C. Appropriateness of Assessed Forfeiture Amount
BDP seeks a reduction of the forfeiture on the grounds
that the Forfeiture Order did not consider its arguments that: 1)
the proposed forfeiture was out of proportion to the alleged
offense, in contravention of the Eighth Amendment to the U.S.
Constitution;38 and 2) the forfeiture for the section 201(b)

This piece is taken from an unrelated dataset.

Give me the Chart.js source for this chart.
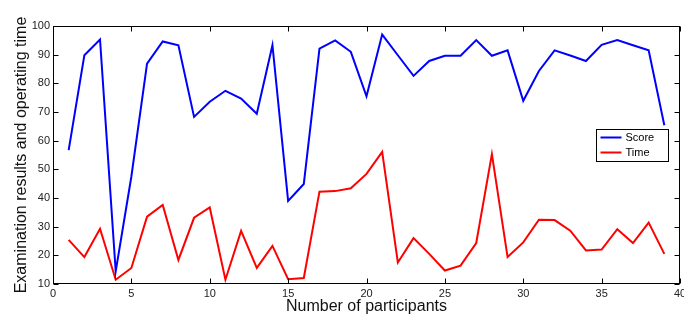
<!DOCTYPE html>
<html>
<head>
<meta charset="utf-8">
<script src="https://cdn.jsdelivr.net/npm/chart.js@4/dist/chart.umd.min.js"></script>
<style>
html,body{margin:0;padding:0;background:#fff;}
#wrap{width:684px;height:320px;position:relative;}
</style>
</head>
<body>
<div id="wrap"><canvas id="c" width="684" height="320"></canvas></div>
<script>
const participants = [1,2,3,4,5,6,7,8,9,10,11,12,13,14,15,16,17,18,19,20,21,22,23,24,25,26,27,28,29,30,31,32,33,34,35,36,37,38,39];
const scoreValues = [56.7,89.8,95.3,14.4,47.5,86.9,94.6,93.3,68.3,73.6,77.4,74.7,69.4,93.3,39.0,44.9,92.1,95.0,91.0,75.5,97.0,89.8,82.6,87.8,89.6,89.6,95.1,89.6,91.5,73.9,84.3,91.5,89.7,87.8,93.4,95.1,93.3,91.5,65.4];
const timeValues = [25.4,19.4,29.3,11.5,15.6,33.5,37.6,18.4,33.1,36.7,11.5,28.5,15.6,23.3,11.7,12.1,42.2,42.4,43.4,48.4,56.1,17.5,26.0,20.5,14.7,16.4,24.3,55.3,19.4,24.5,32.4,32.3,28.6,21.7,22.0,29.1,24.3,31.4,20.5];
const seriesNames = ["Score","Time"];
const xTitle = "Number of participants";
const yTitle = "Examination results and operating time";

const FONT = "'Liberation Sans', Arial, Helvetica, sans-serif";

const boxTicks = {
  id:'boxTicks',
  afterDatasetsDraw(chart){
    const ctx = chart.ctx, a = chart.chartArea;
    const xs = chart.scales.x, ys = chart.scales.y;
    ctx.save();
    ctx.strokeStyle = '#000';
    ctx.lineWidth = 1;
    const L = Math.round(a.left)+0.5, R = Math.round(a.right)-0.5, T = Math.round(a.top)+0.5, B = Math.round(a.bottom)-0.5;
    ctx.strokeRect(L, T, R-L, B-T);
    const tl = 5;
    ctx.beginPath();
    xs.ticks.forEach(t=>{
      const px = Math.round(xs.getPixelForValue(t.value))+0.5;
      ctx.moveTo(px,B); ctx.lineTo(px,B-tl);
      ctx.moveTo(px,T); ctx.lineTo(px,T+tl);
    });
    ys.ticks.forEach(t=>{
      const py = Math.round(ys.getPixelForValue(t.value))+0.5;
      ctx.moveTo(L,py); ctx.lineTo(L+tl,py);
      ctx.moveTo(R,py); ctx.lineTo(R-tl,py);
    });
    ctx.stroke();
    // legend
    const bx = 596.5, by = 129.5, bw = 72, bh = 32;
    ctx.fillStyle = '#fff';
    ctx.fillRect(bx,by,bw,bh);
    ctx.strokeRect(bx,by,bw,bh);
    ctx.font = "11px " + FONT;
    ctx.textBaseline = 'middle';
    chart.data.datasets.forEach((ds,i)=>{
      const y = by + 8 + i*15;
      ctx.strokeStyle = ds.borderColor;
      ctx.lineWidth = 2;
      ctx.beginPath(); ctx.moveTo(bx+4,y); ctx.lineTo(bx+25,y); ctx.stroke();
      ctx.fillStyle = '#000';
      ctx.fillText(ds.label, bx+29, y+0.5);
    });
    ctx.restore();
  }
};

new Chart(document.getElementById('c'), {
  type:'line',
  data:{
    labels: participants,
    datasets:[
      {label:seriesNames[0], data:participants.map((p,i)=>({x:p,y:scoreValues[i]})), borderColor:'#0000ff', borderWidth:2, pointRadius:0, tension:0, fill:false},
      {label:seriesNames[1], data:participants.map((p,i)=>({x:p,y:timeValues[i]})), borderColor:'#ff0000', borderWidth:2, pointRadius:0, tension:0, fill:false}
    ]
  },
  options:{
    responsive:false,
    animation:false,
    events:[],
    layout:{padding:{top:26,right:4,bottom:0,left:0}},
    plugins:{legend:{display:false},tooltip:{enabled:false}},
    scales:{
      x:{
        type:'linear', min:0, max:40,
        ticks:{stepSize:5, color:'#222', font:{family:FONT,size:11}, padding:3, maxRotation:0, autoSkip:false},
        grid:{display:false, drawTicks:false}, border:{display:false},
        title:{display:true, text:xTitle, color:'#111', font:{family:FONT,size:16}, padding:{top:0,bottom:4}},
        afterFit(s){ s.height = 36; s.paddingLeft = 0; s.paddingRight = 0; }
      },
      y:{
        min:10, max:100,
        ticks:{stepSize:10, color:'#222', font:{family:FONT,size:11}, padding:3},
        grid:{display:false, drawTicks:false}, border:{display:false},
        title:{display:true, text:yTitle, color:'#111', font:{family:FONT,size:16}, padding:{top:12,bottom:0}},
        afterFit(s){ s.width = 53; s.paddingTop = 0; s.paddingBottom = 0; }
      }
    }
  },
  plugins:[boxTicks]
});
</script>
</body>
</html>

violations was inconsistent with the Commission's Forfeiture
Policy Statement.39 BDP also asserts that the Commission
abused its discretion because it failed to analyze: 1) the
``actual damages'' incurred by each complainant (i.e., ``the
amount BDP refunded the customer plus amounts refunded by the
local exchange carrier which BDP paid''); and 2) the ratio of the
damages to the penalty.40 Finally, BDP claims that it was denied
due process because it was never ``placed on notice'' that it
could be fined separately for fraudulent acts under section
201(b) of the Act.41
BDP's arguments do not justify a reduction of the
forfeiture amount. Contrary to BDP's contention, the Forfeiture
Order considered and rejected BDP's arguments concerning the
amount of the proposed forfeiture.42 First, as we stated in the
Forfeiture Order, the forfeiture is consistent with the
guidelines established in the Forfeiture Policy Statement, and
with our broad discretion under section 503(b) of the Act to
determine forfeiture amounts based on the circumstances of each
individual case.43 As we noted in the Forfeiture Order, we
assessed the standard $40,000 amount established in the
Forfeiture Policy Statement for slamming violations, even though
it would have been within our discretion to assess a forfeiture
higher than the standard amount. Indeed, in other cases
involving similarly egregious slamming activity, we have assessed
double the base forfeiture amount for slamming.44 The amount of
the forfeiture is well within the statutory maximum, and we find
no basis for the assertion that it is unconstitutionally high.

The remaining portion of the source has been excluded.